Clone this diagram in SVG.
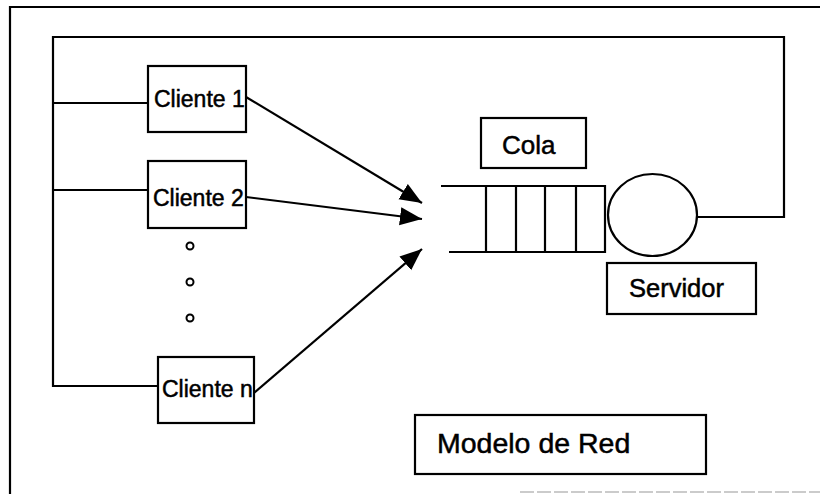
<svg xmlns="http://www.w3.org/2000/svg" width="820" height="494" viewBox="0 0 820 494">
  <defs>
    <marker id="arrow" markerWidth="23" markerHeight="20" refX="22" refY="10" markerUnits="userSpaceOnUse" orient="auto">
      <path d="M0,1 L22,10 L0,19 z" fill="#000"/>
    </marker>
    <style>
      .ln { fill: none; stroke: #000; stroke-width: 2.2; }
      .box { fill: #fff; stroke: #000; stroke-width: 2.2; }
      .t { font-family: "Liberation Sans", Arial, sans-serif; fill: #000; stroke: #000; stroke-width: 0.5; }
      .dot { fill: #fff; stroke: #000; stroke-width: 2; }
    </style>
  </defs>
  <rect width="820" height="494" fill="#fff"/>

  <!-- outer frame -->
  <g id="frame">
    <path class="ln" d="M10,494 V7 H820"/>
    <path d="M520,492 H820" stroke="#bbb" stroke-width="1.5" stroke-dasharray="14 3"/>
  </g>

  <!-- connectors -->
  <g id="connectors">
    <!-- feedback loop from server back to all clients -->
    <path class="ln" d="M697,217 H784 V37 H53 V386 H158"/>
    <path class="ln" d="M53,103 H148"/>
    <path class="ln" d="M53,190 H148"/>
    <!-- client arrivals into the queue -->
    <line class="ln" x1="246" y1="97" x2="422" y2="203" marker-end="url(#arrow)"/>
    <line class="ln" x1="246" y1="197" x2="422" y2="219" marker-end="url(#arrow)"/>
    <line class="ln" x1="254" y1="393" x2="422" y2="249" marker-end="url(#arrow)"/>
  </g>

  <g id="cliente1">
    <rect class="box" x="148" y="66" width="98" height="66"/>
    <text class="t" x="154" y="107" font-size="23">Cliente 1</text>
  </g>
  <g id="cliente2">
    <rect class="box" x="148" y="161" width="98" height="67"/>
    <text class="t" x="153" y="206" font-size="23">Cliente 2</text>
  </g>
  <g id="ellipsis">
    <circle class="dot" cx="190" cy="246" r="3.5"/>
    <circle class="dot" cx="190" cy="282" r="3.5"/>
    <circle class="dot" cx="190" cy="318" r="3.5"/>
  </g>
  <g id="clienten">
    <rect class="box" x="158" y="357" width="96" height="66"/>
    <text class="t" x="162" y="397" font-size="23">Cliente n</text>
  </g>

  <g id="cola">
    <rect class="box" x="481" y="118" width="105" height="50"/>
    <text class="t" x="502" y="154" font-size="26">Cola</text>
  </g>

  <g id="queue">
    <path class="ln" d="M441,186 H605 V252 H449"/>
    <path class="ln" d="M486,186 V252 M516,186 V252 M545,186 V252 M576,186 V252"/>
  </g>

  <g id="server">
    <ellipse class="ln" cx="652.5" cy="215" rx="44.5" ry="41"/>
  </g>

  <g id="servidor">
    <rect class="box" x="607" y="263" width="149" height="51"/>
    <text class="t" x="629" y="297" font-size="25.5">Servidor</text>
  </g>

  <g id="modelo">
    <rect class="box" x="415" y="415" width="291" height="59"/>
    <text class="t" x="437" y="453" font-size="28.5">Modelo de Red</text>
  </g>
</svg>
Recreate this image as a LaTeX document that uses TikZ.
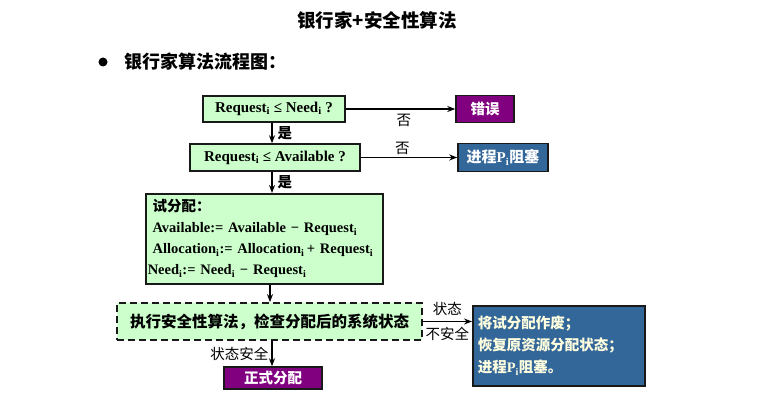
\documentclass[tikz,border=0pt]{standalone}
\usepackage{fontspec}
\setmainfont{Liberation Serif}
\newfontfamily\cjk{Noto Sans CJK SC}
\usetikzlibrary{arrows.meta, positioning, calc}

\definecolor{stepgreen}{HTML}{CCFFCC}
\definecolor{errpurple}{HTML}{800080}
\definecolor{blockblue}{HTML}{336699}
\definecolor{notecream}{HTML}{FFFFE0}
\newcommand{\zh}[1]{{\cjk #1}}
\newcommand{\sub}{\textsubscript{i}}

\begin{document}
\begin{tikzpicture}[
    x=1pt, y=-1pt,
    box/.style={draw=black!90, line width=1.5pt, fill=stepgreen, inner sep=0pt, align=center, font=\bfseries\fontsize{15}{17}\selectfont},
    endbox/.style={draw=black!90, line width=1.5pt, fill=errpurple, text=white, inner sep=0pt, align=center, font=\cjk\bfseries\fontsize{14.5}{16}\selectfont},
    waitbox/.style={draw=black!90, line width=1.5pt, fill=blockblue, text=white, inner sep=0pt, align=center, font=\bfseries\fontsize{15}{17}\selectfont},
    arrow/.style={-{Stealth[length=8pt, width=6pt]}, line width=1.3pt},
    lbl/.style={font=\cjk\fontsize{14.5}{16}\selectfont, inner sep=1pt}
]
\useasboundingbox (0,0) rectangle (759,409);

% title and bullet
\node[font=\cjk\bfseries\fontsize{18.5}{20}\selectfont] (title) at (377,20) {银行家+安全性算法};
\fill (103,62) circle (4.5);
\node[anchor=west, font=\cjk\bfseries\fontsize{18}{20}\selectfont] (head) at (121,62) {银行家算法流程图：};

% checks
\node[box, minimum width=142, minimum height=26] (needchk) at (274,109) {Request\sub\ ≤ Need\sub\ ?};
\node[endbox, minimum width=58, minimum height=27] (err) at (485,109) {错误};
\node[box, minimum width=170, minimum height=27] (availchk) at (275,157.5) {Request\sub\ ≤ Available ?};
\node[waitbox, minimum width=90, minimum height=28] (wait) at (503,157.5) {\zh{进程}P\sub\zh{阻塞}};

% trial allocation
\node[box, minimum width=237, minimum height=90, align=left, anchor=north west, text width=233, inner xsep=2pt, font=\bfseries\fontsize{14.5}{21}\selectfont] (trial) at (145,193) {%
\ \zh{试分配：}\\
\ Available:= Available − Request\sub\\
\ Allocation\sub:= Allocation\sub\,+ Request\sub\\
Need\sub:= Need\sub\ − Request\sub};

% safety check
\node[box, dash pattern=on 7pt off 4pt, line width=1.8pt, minimum width=305, minimum height=37, font=\cjk\bfseries\fontsize{15.5}{17}\selectfont] (safe) at (269.5,321.5) {执行安全性算法，检查分配后的系统状态};
\node[endbox, minimum width=98, minimum height=22] (grant) at (273,378) {正式分配};
\node[waitbox, text=notecream, minimum width=170, minimum height=80, align=left, anchor=north west, text width=162, inner xsep=5pt, font=\cjk\bfseries\fontsize{14.5}{22}\selectfont] (undo) at (472,305) {%
将试分配作废；\\
恢复原资源分配状态；\\
进程{\rmfamily P\sub}阻塞。};

% connectors
\draw[arrow] (needchk.east) -- node[lbl, below=3pt, pos=0.53]{否} (err.west |- needchk.east);
\draw[arrow] (needchk.south -| 272,0) -- node[lbl, right=4pt, font=\cjk\bfseries\fontsize{14.5}{16}\selectfont]{是} (availchk.north -| 272,0);
\draw[arrow] (availchk.east) -- node[lbl, above=1pt, pos=0.43]{否} (wait.west |- availchk.east);
\draw[arrow] (availchk.south -| 272,0) -- node[lbl, right=4pt, font=\cjk\bfseries\fontsize{14.5}{16}\selectfont]{是} (trial.north -| 272,0);
\draw[arrow] (trial.south -| 270,0) -- (safe.north -| 270,0);
\draw[arrow] (safe.east) -- node[lbl, above=4pt]{状态} node[lbl, below=4pt]{不安全} (undo.west |- safe.east);
\draw[arrow] (safe.south -| 272,0) -- node[lbl, left=2pt]{状态安全} (grant.north -| 272,0);
\end{tikzpicture}
\end{document}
════════════════
=== What needs to be done ===
Write out the whole listing exactly, and drop the pictures.

=== The output ===
Clone this diagram in SVG.
<svg xmlns="http://www.w3.org/2000/svg" width="820" height="494" viewBox="0 0 820 494">
  <defs>
    <marker id="arrow" markerWidth="23" markerHeight="20" refX="22" refY="10" markerUnits="userSpaceOnUse" orient="auto">
      <path d="M0,1 L22,10 L0,19 z" fill="#000"/>
    </marker>
    <style>
      .ln { fill: none; stroke: #000; stroke-width: 2.2; }
      .box { fill: #fff; stroke: #000; stroke-width: 2.2; }
      .t { font-family: "Liberation Sans", Arial, sans-serif; fill: #000; stroke: #000; stroke-width: 0.5; }
      .dot { fill: #fff; stroke: #000; stroke-width: 2; }
    </style>
  </defs>
  <rect width="820" height="494" fill="#fff"/>

  <!-- outer frame -->
  <g id="frame">
    <path class="ln" d="M10,494 V7 H820"/>
    <path d="M520,492 H820" stroke="#bbb" stroke-width="1.5" stroke-dasharray="14 3"/>
  </g>

  <!-- connectors -->
  <g id="connectors">
    <!-- feedback loop from server back to all clients -->
    <path class="ln" d="M697,217 H784 V37 H53 V386 H158"/>
    <path class="ln" d="M53,103 H148"/>
    <path class="ln" d="M53,190 H148"/>
    <!-- client arrivals into the queue -->
    <line class="ln" x1="246" y1="97" x2="422" y2="203" marker-end="url(#arrow)"/>
    <line class="ln" x1="246" y1="197" x2="422" y2="219" marker-end="url(#arrow)"/>
    <line class="ln" x1="254" y1="393" x2="422" y2="249" marker-end="url(#arrow)"/>
  </g>

  <g id="cliente1">
    <rect class="box" x="148" y="66" width="98" height="66"/>
    <text class="t" x="154" y="107" font-size="23">Cliente 1</text>
  </g>
  <g id="cliente2">
    <rect class="box" x="148" y="161" width="98" height="67"/>
    <text class="t" x="153" y="206" font-size="23">Cliente 2</text>
  </g>
  <g id="ellipsis">
    <circle class="dot" cx="190" cy="246" r="3.5"/>
    <circle class="dot" cx="190" cy="282" r="3.5"/>
    <circle class="dot" cx="190" cy="318" r="3.5"/>
  </g>
  <g id="clienten">
    <rect class="box" x="158" y="357" width="96" height="66"/>
    <text class="t" x="162" y="397" font-size="23">Cliente n</text>
  </g>

  <g id="cola">
    <rect class="box" x="481" y="118" width="105" height="50"/>
    <text class="t" x="502" y="154" font-size="26">Cola</text>
  </g>

  <g id="queue">
    <path class="ln" d="M441,186 H605 V252 H449"/>
    <path class="ln" d="M486,186 V252 M516,186 V252 M545,186 V252 M576,186 V252"/>
  </g>

  <g id="server">
    <ellipse class="ln" cx="652.5" cy="215" rx="44.5" ry="41"/>
  </g>

  <g id="servidor">
    <rect class="box" x="607" y="263" width="149" height="51"/>
    <text class="t" x="629" y="297" font-size="25.5">Servidor</text>
  </g>

  <g id="modelo">
    <rect class="box" x="415" y="415" width="291" height="59"/>
    <text class="t" x="437" y="453" font-size="28.5">Modelo de Red</text>
  </g>
</svg>
Recreate this image as a LaTeX document that uses TikZ.
\documentclass[tikz,border=0pt]{standalone}
\usepackage{fontspec}
\setmainfont{Liberation Serif}
\newfontfamily\cjk{Noto Sans CJK SC}
\usetikzlibrary{arrows.meta, positioning, calc}

\definecolor{stepgreen}{HTML}{CCFFCC}
\definecolor{errpurple}{HTML}{800080}
\definecolor{blockblue}{HTML}{336699}
\definecolor{notecream}{HTML}{FFFFE0}
\newcommand{\zh}[1]{{\cjk #1}}
\newcommand{\sub}{\textsubscript{i}}

\begin{document}
\begin{tikzpicture}[
    x=1pt, y=-1pt,
    box/.style={draw=black!90, line width=1.5pt, fill=stepgreen, inner sep=0pt, align=center, font=\bfseries\fontsize{15}{17}\selectfont},
    endbox/.style={draw=black!90, line width=1.5pt, fill=errpurple, text=white, inner sep=0pt, align=center, font=\cjk\bfseries\fontsize{14.5}{16}\selectfont},
    waitbox/.style={draw=black!90, line width=1.5pt, fill=blockblue, text=white, inner sep=0pt, align=center, font=\bfseries\fontsize{15}{17}\selectfont},
    arrow/.style={-{Stealth[length=8pt, width=6pt]}, line width=1.3pt},
    lbl/.style={font=\cjk\fontsize{14.5}{16}\selectfont, inner sep=1pt}
]
\useasboundingbox (0,0) rectangle (759,409);

% title and bullet
\node[font=\cjk\bfseries\fontsize{18.5}{20}\selectfont] (title) at (377,20) {银行家+安全性算法};
\fill (103,62) circle (4.5);
\node[anchor=west, font=\cjk\bfseries\fontsize{18}{20}\selectfont] (head) at (121,62) {银行家算法流程图：};

% checks
\node[box, minimum width=142, minimum height=26] (needchk) at (274,109) {Request\sub\ ≤ Need\sub\ ?};
\node[endbox, minimum width=58, minimum height=27] (err) at (485,109) {错误};
\node[box, minimum width=170, minimum height=27] (availchk) at (275,157.5) {Request\sub\ ≤ Available ?};
\node[waitbox, minimum width=90, minimum height=28] (wait) at (503,157.5) {\zh{进程}P\sub\zh{阻塞}};

% trial allocation
\node[box, minimum width=237, minimum height=90, align=left, anchor=north west, text width=233, inner xsep=2pt, font=\bfseries\fontsize{14.5}{21}\selectfont] (trial) at (145,193) {%
\ \zh{试分配：}\\
\ Available:= Available − Request\sub\\
\ Allocation\sub:= Allocation\sub\,+ Request\sub\\
Need\sub:= Need\sub\ − Request\sub};

% safety check
\node[box, dash pattern=on 7pt off 4pt, line width=1.8pt, minimum width=305, minimum height=37, font=\cjk\bfseries\fontsize{15.5}{17}\selectfont] (safe) at (269.5,321.5) {执行安全性算法，检查分配后的系统状态};
\node[endbox, minimum width=98, minimum height=22] (grant) at (273,378) {正式分配};
\node[waitbox, text=notecream, minimum width=170, minimum height=80, align=left, anchor=north west, text width=162, inner xsep=5pt, font=\cjk\bfseries\fontsize{14.5}{22}\selectfont] (undo) at (472,305) {%
将试分配作废；\\
恢复原资源分配状态；\\
进程{\rmfamily P\sub}阻塞。};

% connectors
\draw[arrow] (needchk.east) -- node[lbl, below=3pt, pos=0.53]{否} (err.west |- needchk.east);
\draw[arrow] (needchk.south -| 272,0) -- node[lbl, right=4pt, font=\cjk\bfseries\fontsize{14.5}{16}\selectfont]{是} (availchk.north -| 272,0);
\draw[arrow] (availchk.east) -- node[lbl, above=1pt, pos=0.43]{否} (wait.west |- availchk.east);
\draw[arrow] (availchk.south -| 272,0) -- node[lbl, right=4pt, font=\cjk\bfseries\fontsize{14.5}{16}\selectfont]{是} (trial.north -| 272,0);
\draw[arrow] (trial.south -| 270,0) -- (safe.north -| 270,0);
\draw[arrow] (safe.east) -- node[lbl, above=4pt]{状态} node[lbl, below=4pt]{不安全} (undo.west |- safe.east);
\draw[arrow] (safe.south -| 272,0) -- node[lbl, left=2pt]{状态安全} (grant.north -| 272,0);
\end{tikzpicture}
\end{document}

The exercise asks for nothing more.